> _Short exercise_
Drop the pictures, then extract the listing word for word.

> _Material_
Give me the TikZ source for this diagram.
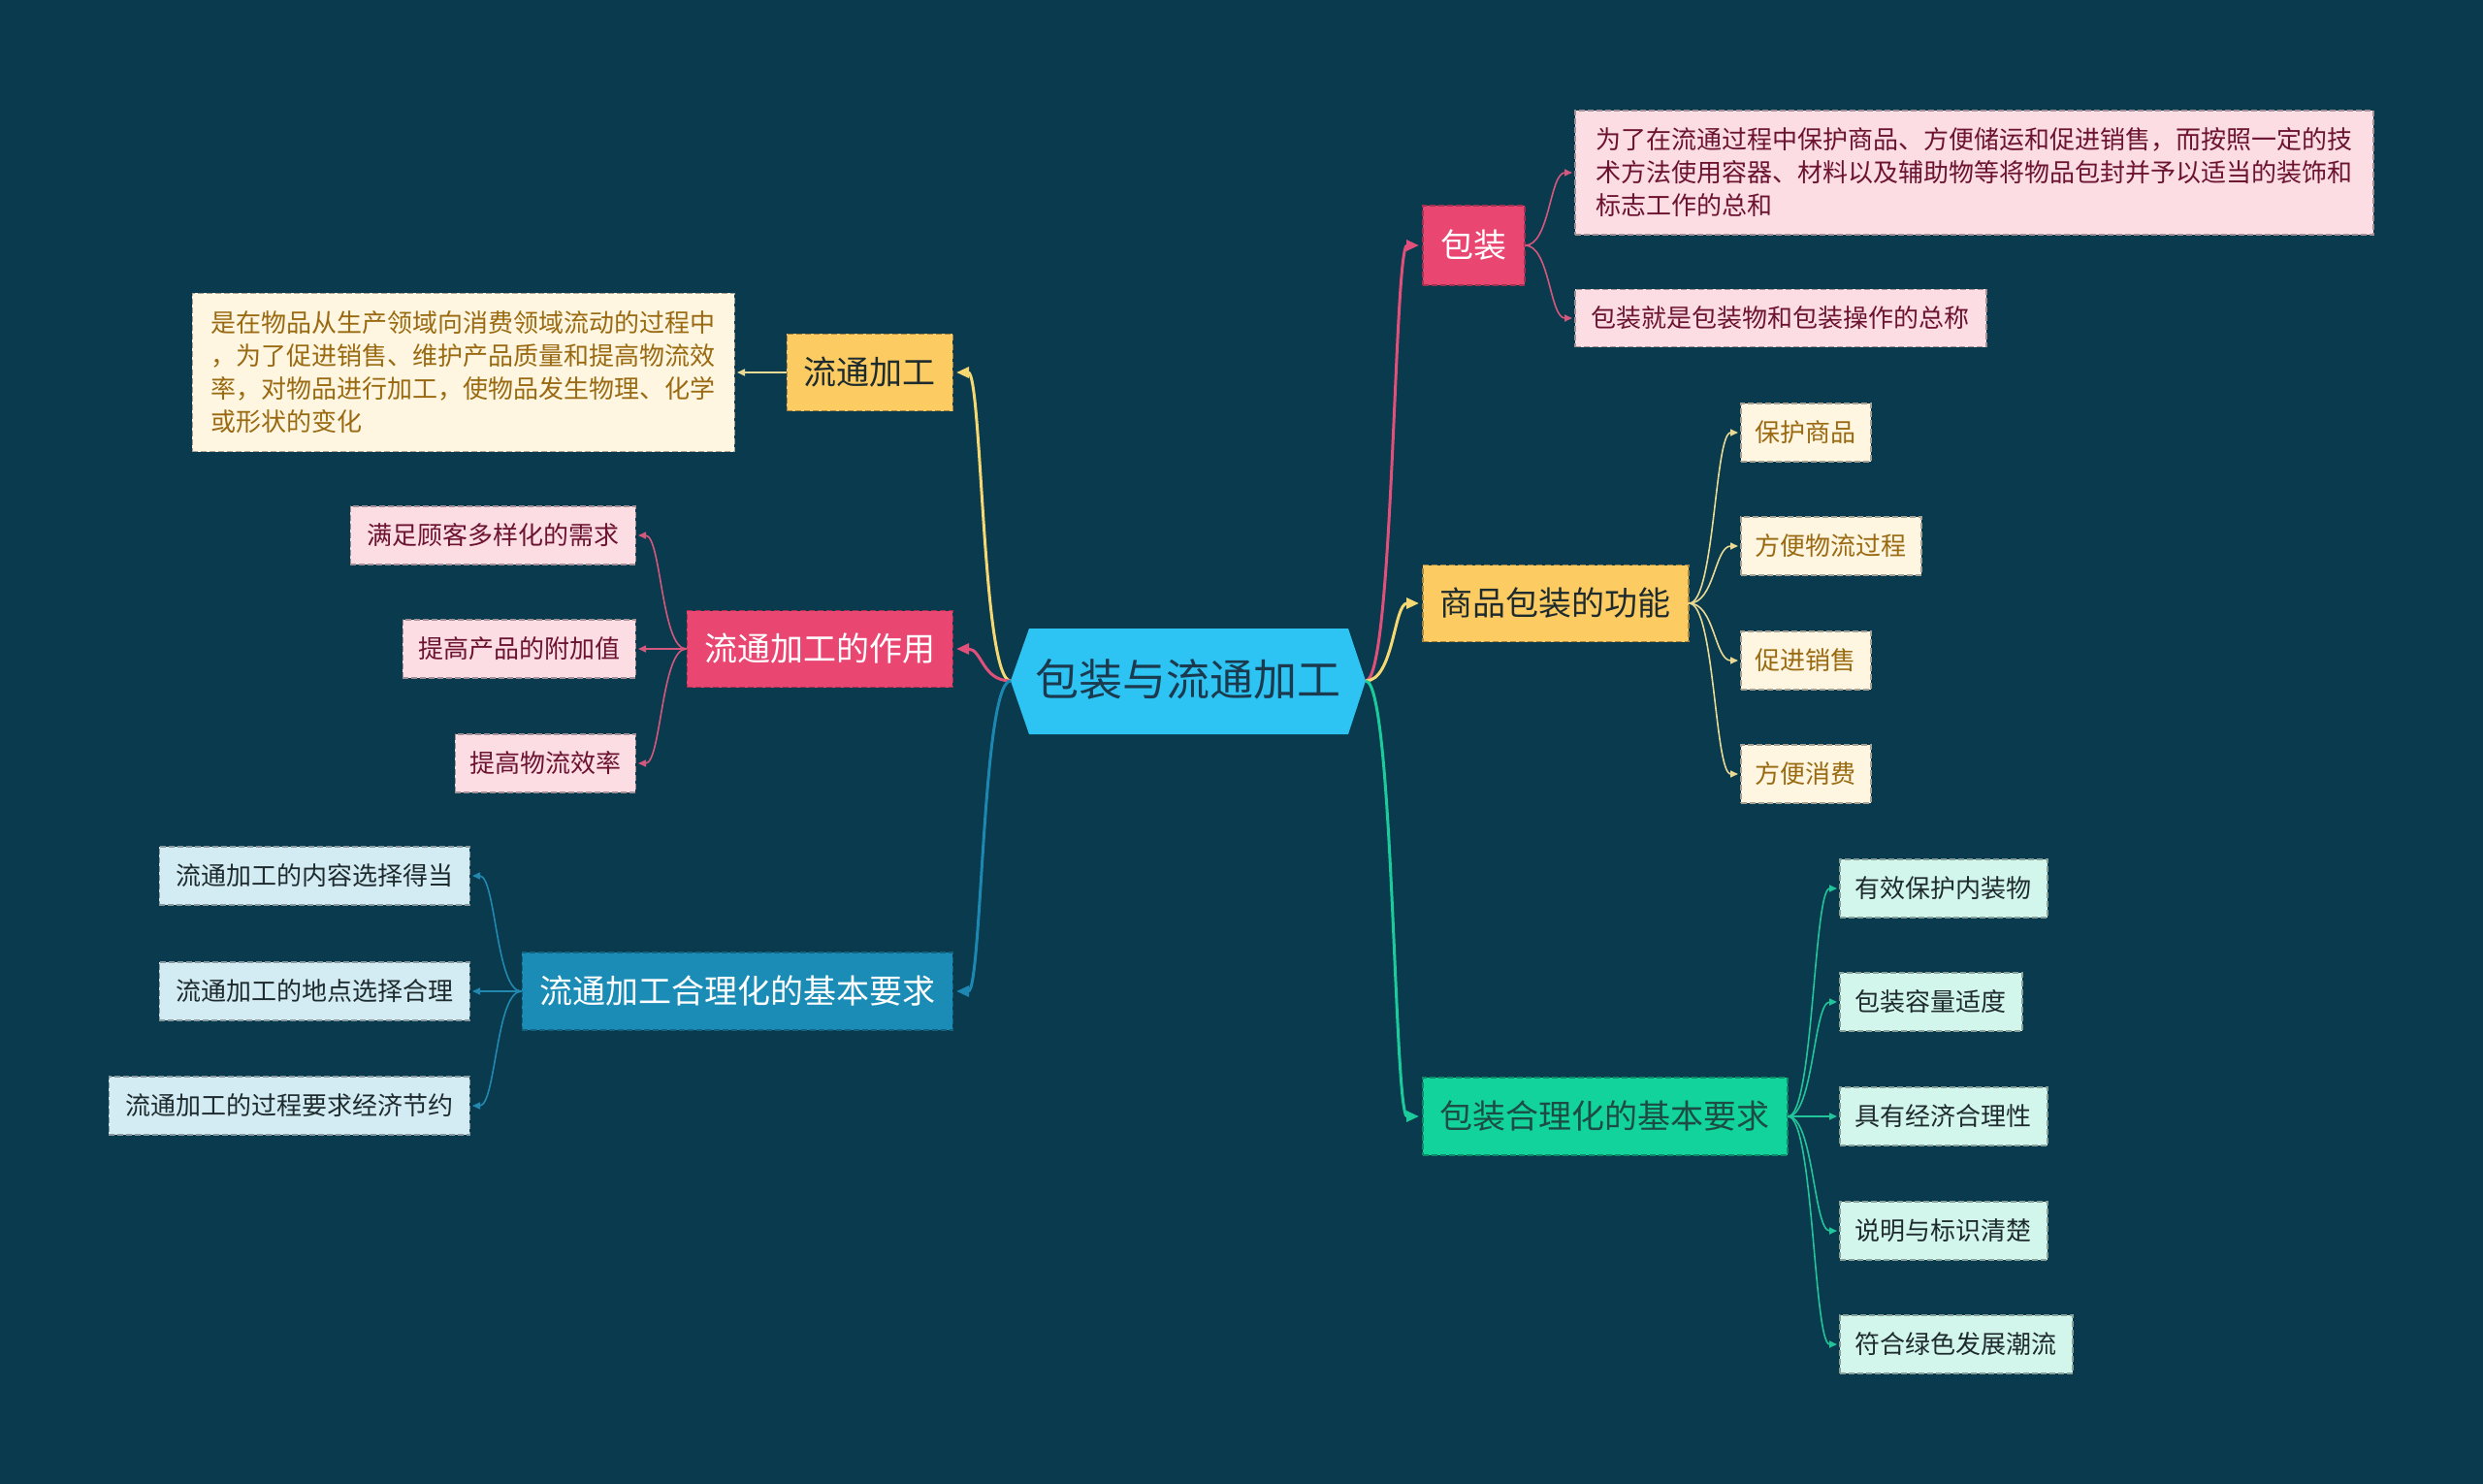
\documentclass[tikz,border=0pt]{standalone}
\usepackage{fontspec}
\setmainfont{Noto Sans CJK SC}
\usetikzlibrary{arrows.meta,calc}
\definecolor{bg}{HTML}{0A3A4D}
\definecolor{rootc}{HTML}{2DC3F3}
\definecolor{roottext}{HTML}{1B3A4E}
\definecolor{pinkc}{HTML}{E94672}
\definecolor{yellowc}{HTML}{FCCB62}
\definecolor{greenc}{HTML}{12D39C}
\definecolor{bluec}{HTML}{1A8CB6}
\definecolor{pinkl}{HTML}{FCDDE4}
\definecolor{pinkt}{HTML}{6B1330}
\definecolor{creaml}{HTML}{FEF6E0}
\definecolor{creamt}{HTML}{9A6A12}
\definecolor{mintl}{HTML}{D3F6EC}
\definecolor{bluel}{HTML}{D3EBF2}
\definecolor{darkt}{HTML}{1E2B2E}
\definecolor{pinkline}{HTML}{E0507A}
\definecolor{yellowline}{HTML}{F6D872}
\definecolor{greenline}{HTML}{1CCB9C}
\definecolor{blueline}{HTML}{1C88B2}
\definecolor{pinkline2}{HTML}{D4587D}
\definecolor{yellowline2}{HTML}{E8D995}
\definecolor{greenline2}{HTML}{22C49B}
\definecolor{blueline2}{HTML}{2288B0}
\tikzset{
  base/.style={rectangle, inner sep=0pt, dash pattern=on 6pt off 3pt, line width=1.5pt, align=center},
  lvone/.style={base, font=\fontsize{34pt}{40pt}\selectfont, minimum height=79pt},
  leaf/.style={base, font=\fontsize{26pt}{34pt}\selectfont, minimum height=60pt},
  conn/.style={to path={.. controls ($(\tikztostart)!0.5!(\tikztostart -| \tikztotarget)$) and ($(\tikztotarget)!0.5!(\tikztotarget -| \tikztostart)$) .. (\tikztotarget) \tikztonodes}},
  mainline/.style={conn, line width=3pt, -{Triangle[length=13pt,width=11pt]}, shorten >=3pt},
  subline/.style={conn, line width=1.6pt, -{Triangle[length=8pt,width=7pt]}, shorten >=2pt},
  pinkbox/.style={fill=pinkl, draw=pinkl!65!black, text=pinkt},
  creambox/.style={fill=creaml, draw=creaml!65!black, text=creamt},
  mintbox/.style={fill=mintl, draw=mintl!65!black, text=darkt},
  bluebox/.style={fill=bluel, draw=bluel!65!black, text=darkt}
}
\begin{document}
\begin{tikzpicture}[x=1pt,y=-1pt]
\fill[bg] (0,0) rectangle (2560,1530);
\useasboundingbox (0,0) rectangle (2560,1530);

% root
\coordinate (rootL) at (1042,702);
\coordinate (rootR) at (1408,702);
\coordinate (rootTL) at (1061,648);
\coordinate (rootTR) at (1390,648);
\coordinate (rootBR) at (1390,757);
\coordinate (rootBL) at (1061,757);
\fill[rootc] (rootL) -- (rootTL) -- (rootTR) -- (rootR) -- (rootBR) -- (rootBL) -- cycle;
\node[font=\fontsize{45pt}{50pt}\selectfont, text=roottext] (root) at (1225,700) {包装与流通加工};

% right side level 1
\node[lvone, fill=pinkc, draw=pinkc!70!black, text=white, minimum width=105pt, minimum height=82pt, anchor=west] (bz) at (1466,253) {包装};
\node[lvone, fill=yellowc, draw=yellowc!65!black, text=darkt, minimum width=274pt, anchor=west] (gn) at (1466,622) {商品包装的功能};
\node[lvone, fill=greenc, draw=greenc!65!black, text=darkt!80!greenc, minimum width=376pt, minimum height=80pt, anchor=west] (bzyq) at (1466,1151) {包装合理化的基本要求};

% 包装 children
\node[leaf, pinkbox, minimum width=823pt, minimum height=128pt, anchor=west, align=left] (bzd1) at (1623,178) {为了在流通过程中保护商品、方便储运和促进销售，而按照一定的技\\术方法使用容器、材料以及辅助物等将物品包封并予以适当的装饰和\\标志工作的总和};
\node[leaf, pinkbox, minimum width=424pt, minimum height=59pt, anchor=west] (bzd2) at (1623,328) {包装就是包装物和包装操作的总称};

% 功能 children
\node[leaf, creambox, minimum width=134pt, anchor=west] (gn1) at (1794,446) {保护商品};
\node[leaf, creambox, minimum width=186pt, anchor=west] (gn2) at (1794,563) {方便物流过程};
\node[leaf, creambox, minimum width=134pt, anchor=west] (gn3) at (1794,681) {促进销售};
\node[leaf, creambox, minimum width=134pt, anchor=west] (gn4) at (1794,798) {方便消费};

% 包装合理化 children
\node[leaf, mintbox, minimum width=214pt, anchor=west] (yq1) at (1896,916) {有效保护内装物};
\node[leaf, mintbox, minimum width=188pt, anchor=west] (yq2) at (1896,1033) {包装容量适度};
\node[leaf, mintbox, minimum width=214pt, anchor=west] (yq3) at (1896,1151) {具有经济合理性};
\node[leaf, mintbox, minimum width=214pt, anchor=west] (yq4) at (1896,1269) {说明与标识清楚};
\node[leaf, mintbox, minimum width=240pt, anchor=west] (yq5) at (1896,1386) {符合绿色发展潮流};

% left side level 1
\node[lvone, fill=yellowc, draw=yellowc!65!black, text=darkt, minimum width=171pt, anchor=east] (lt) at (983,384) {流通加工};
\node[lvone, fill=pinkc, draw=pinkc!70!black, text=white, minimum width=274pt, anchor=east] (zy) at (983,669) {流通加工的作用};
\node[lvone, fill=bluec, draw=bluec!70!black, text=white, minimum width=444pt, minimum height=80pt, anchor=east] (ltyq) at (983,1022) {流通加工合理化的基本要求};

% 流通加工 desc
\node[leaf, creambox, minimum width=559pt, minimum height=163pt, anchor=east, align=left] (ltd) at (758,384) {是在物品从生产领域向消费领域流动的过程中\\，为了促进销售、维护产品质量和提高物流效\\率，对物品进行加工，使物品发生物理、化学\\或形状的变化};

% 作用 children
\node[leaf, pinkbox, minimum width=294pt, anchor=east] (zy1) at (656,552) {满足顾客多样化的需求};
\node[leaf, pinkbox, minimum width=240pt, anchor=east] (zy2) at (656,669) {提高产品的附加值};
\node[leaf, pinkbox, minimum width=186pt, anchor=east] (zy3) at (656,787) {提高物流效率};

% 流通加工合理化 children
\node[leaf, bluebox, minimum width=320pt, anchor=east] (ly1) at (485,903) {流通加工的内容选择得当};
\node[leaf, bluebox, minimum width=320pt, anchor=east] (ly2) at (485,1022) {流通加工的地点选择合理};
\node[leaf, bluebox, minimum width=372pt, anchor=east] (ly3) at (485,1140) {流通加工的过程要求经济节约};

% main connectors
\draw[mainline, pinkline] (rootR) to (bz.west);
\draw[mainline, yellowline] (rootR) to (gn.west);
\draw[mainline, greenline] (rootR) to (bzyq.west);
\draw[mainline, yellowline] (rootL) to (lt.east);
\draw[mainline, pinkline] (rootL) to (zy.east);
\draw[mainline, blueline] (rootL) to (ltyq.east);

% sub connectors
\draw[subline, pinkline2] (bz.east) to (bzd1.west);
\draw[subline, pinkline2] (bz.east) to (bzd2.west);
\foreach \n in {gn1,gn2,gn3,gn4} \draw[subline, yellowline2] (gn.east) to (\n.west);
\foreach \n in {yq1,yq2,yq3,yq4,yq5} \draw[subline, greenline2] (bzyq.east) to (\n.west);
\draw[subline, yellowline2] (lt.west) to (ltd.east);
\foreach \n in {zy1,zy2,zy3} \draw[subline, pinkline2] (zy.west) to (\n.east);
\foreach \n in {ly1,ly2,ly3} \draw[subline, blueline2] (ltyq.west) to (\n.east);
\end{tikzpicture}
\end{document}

> _Result for this task_
Give me the TikZ source for this diagram.
\documentclass[tikz,border=0pt]{standalone}
\usepackage{fontspec}
\setmainfont{Noto Sans CJK SC}
\usetikzlibrary{arrows.meta,calc}
\definecolor{bg}{HTML}{0A3A4D}
\definecolor{rootc}{HTML}{2DC3F3}
\definecolor{roottext}{HTML}{1B3A4E}
\definecolor{pinkc}{HTML}{E94672}
\definecolor{yellowc}{HTML}{FCCB62}
\definecolor{greenc}{HTML}{12D39C}
\definecolor{bluec}{HTML}{1A8CB6}
\definecolor{pinkl}{HTML}{FCDDE4}
\definecolor{pinkt}{HTML}{6B1330}
\definecolor{creaml}{HTML}{FEF6E0}
\definecolor{creamt}{HTML}{9A6A12}
\definecolor{mintl}{HTML}{D3F6EC}
\definecolor{bluel}{HTML}{D3EBF2}
\definecolor{darkt}{HTML}{1E2B2E}
\definecolor{pinkline}{HTML}{E0507A}
\definecolor{yellowline}{HTML}{F6D872}
\definecolor{greenline}{HTML}{1CCB9C}
\definecolor{blueline}{HTML}{1C88B2}
\definecolor{pinkline2}{HTML}{D4587D}
\definecolor{yellowline2}{HTML}{E8D995}
\definecolor{greenline2}{HTML}{22C49B}
\definecolor{blueline2}{HTML}{2288B0}
\tikzset{
  base/.style={rectangle, inner sep=0pt, dash pattern=on 6pt off 3pt, line width=1.5pt, align=center},
  lvone/.style={base, font=\fontsize{34pt}{40pt}\selectfont, minimum height=79pt},
  leaf/.style={base, font=\fontsize{26pt}{34pt}\selectfont, minimum height=60pt},
  conn/.style={to path={.. controls ($(\tikztostart)!0.5!(\tikztostart -| \tikztotarget)$) and ($(\tikztotarget)!0.5!(\tikztotarget -| \tikztostart)$) .. (\tikztotarget) \tikztonodes}},
  mainline/.style={conn, line width=3pt, -{Triangle[length=13pt,width=11pt]}, shorten >=3pt},
  subline/.style={conn, line width=1.6pt, -{Triangle[length=8pt,width=7pt]}, shorten >=2pt},
  pinkbox/.style={fill=pinkl, draw=pinkl!65!black, text=pinkt},
  creambox/.style={fill=creaml, draw=creaml!65!black, text=creamt},
  mintbox/.style={fill=mintl, draw=mintl!65!black, text=darkt},
  bluebox/.style={fill=bluel, draw=bluel!65!black, text=darkt}
}
\begin{document}
\begin{tikzpicture}[x=1pt,y=-1pt]
\fill[bg] (0,0) rectangle (2560,1530);
\useasboundingbox (0,0) rectangle (2560,1530);

% root
\coordinate (rootL) at (1042,702);
\coordinate (rootR) at (1408,702);
\coordinate (rootTL) at (1061,648);
\coordinate (rootTR) at (1390,648);
\coordinate (rootBR) at (1390,757);
\coordinate (rootBL) at (1061,757);
\fill[rootc] (rootL) -- (rootTL) -- (rootTR) -- (rootR) -- (rootBR) -- (rootBL) -- cycle;
\node[font=\fontsize{45pt}{50pt}\selectfont, text=roottext] (root) at (1225,700) {包装与流通加工};

% right side level 1
\node[lvone, fill=pinkc, draw=pinkc!70!black, text=white, minimum width=105pt, minimum height=82pt, anchor=west] (bz) at (1466,253) {包装};
\node[lvone, fill=yellowc, draw=yellowc!65!black, text=darkt, minimum width=274pt, anchor=west] (gn) at (1466,622) {商品包装的功能};
\node[lvone, fill=greenc, draw=greenc!65!black, text=darkt!80!greenc, minimum width=376pt, minimum height=80pt, anchor=west] (bzyq) at (1466,1151) {包装合理化的基本要求};

% 包装 children
\node[leaf, pinkbox, minimum width=823pt, minimum height=128pt, anchor=west, align=left] (bzd1) at (1623,178) {为了在流通过程中保护商品、方便储运和促进销售，而按照一定的技\\术方法使用容器、材料以及辅助物等将物品包封并予以适当的装饰和\\标志工作的总和};
\node[leaf, pinkbox, minimum width=424pt, minimum height=59pt, anchor=west] (bzd2) at (1623,328) {包装就是包装物和包装操作的总称};

% 功能 children
\node[leaf, creambox, minimum width=134pt, anchor=west] (gn1) at (1794,446) {保护商品};
\node[leaf, creambox, minimum width=186pt, anchor=west] (gn2) at (1794,563) {方便物流过程};
\node[leaf, creambox, minimum width=134pt, anchor=west] (gn3) at (1794,681) {促进销售};
\node[leaf, creambox, minimum width=134pt, anchor=west] (gn4) at (1794,798) {方便消费};

% 包装合理化 children
\node[leaf, mintbox, minimum width=214pt, anchor=west] (yq1) at (1896,916) {有效保护内装物};
\node[leaf, mintbox, minimum width=188pt, anchor=west] (yq2) at (1896,1033) {包装容量适度};
\node[leaf, mintbox, minimum width=214pt, anchor=west] (yq3) at (1896,1151) {具有经济合理性};
\node[leaf, mintbox, minimum width=214pt, anchor=west] (yq4) at (1896,1269) {说明与标识清楚};
\node[leaf, mintbox, minimum width=240pt, anchor=west] (yq5) at (1896,1386) {符合绿色发展潮流};

% left side level 1
\node[lvone, fill=yellowc, draw=yellowc!65!black, text=darkt, minimum width=171pt, anchor=east] (lt) at (983,384) {流通加工};
\node[lvone, fill=pinkc, draw=pinkc!70!black, text=white, minimum width=274pt, anchor=east] (zy) at (983,669) {流通加工的作用};
\node[lvone, fill=bluec, draw=bluec!70!black, text=white, minimum width=444pt, minimum height=80pt, anchor=east] (ltyq) at (983,1022) {流通加工合理化的基本要求};

% 流通加工 desc
\node[leaf, creambox, minimum width=559pt, minimum height=163pt, anchor=east, align=left] (ltd) at (758,384) {是在物品从生产领域向消费领域流动的过程中\\，为了促进销售、维护产品质量和提高物流效\\率，对物品进行加工，使物品发生物理、化学\\或形状的变化};

% 作用 children
\node[leaf, pinkbox, minimum width=294pt, anchor=east] (zy1) at (656,552) {满足顾客多样化的需求};
\node[leaf, pinkbox, minimum width=240pt, anchor=east] (zy2) at (656,669) {提高产品的附加值};
\node[leaf, pinkbox, minimum width=186pt, anchor=east] (zy3) at (656,787) {提高物流效率};

% 流通加工合理化 children
\node[leaf, bluebox, minimum width=320pt, anchor=east] (ly1) at (485,903) {流通加工的内容选择得当};
\node[leaf, bluebox, minimum width=320pt, anchor=east] (ly2) at (485,1022) {流通加工的地点选择合理};
\node[leaf, bluebox, minimum width=372pt, anchor=east] (ly3) at (485,1140) {流通加工的过程要求经济节约};

% main connectors
\draw[mainline, pinkline] (rootR) to (bz.west);
\draw[mainline, yellowline] (rootR) to (gn.west);
\draw[mainline, greenline] (rootR) to (bzyq.west);
\draw[mainline, yellowline] (rootL) to (lt.east);
\draw[mainline, pinkline] (rootL) to (zy.east);
\draw[mainline, blueline] (rootL) to (ltyq.east);

% sub connectors
\draw[subline, pinkline2] (bz.east) to (bzd1.west);
\draw[subline, pinkline2] (bz.east) to (bzd2.west);
\foreach \n in {gn1,gn2,gn3,gn4} \draw[subline, yellowline2] (gn.east) to (\n.west);
\foreach \n in {yq1,yq2,yq3,yq4,yq5} \draw[subline, greenline2] (bzyq.east) to (\n.west);
\draw[subline, yellowline2] (lt.west) to (ltd.east);
\foreach \n in {zy1,zy2,zy3} \draw[subline, pinkline2] (zy.west) to (\n.east);
\foreach \n in {ly1,ly2,ly3} \draw[subline, blueline2] (ltyq.west) to (\n.east);
\end{tikzpicture}
\end{document}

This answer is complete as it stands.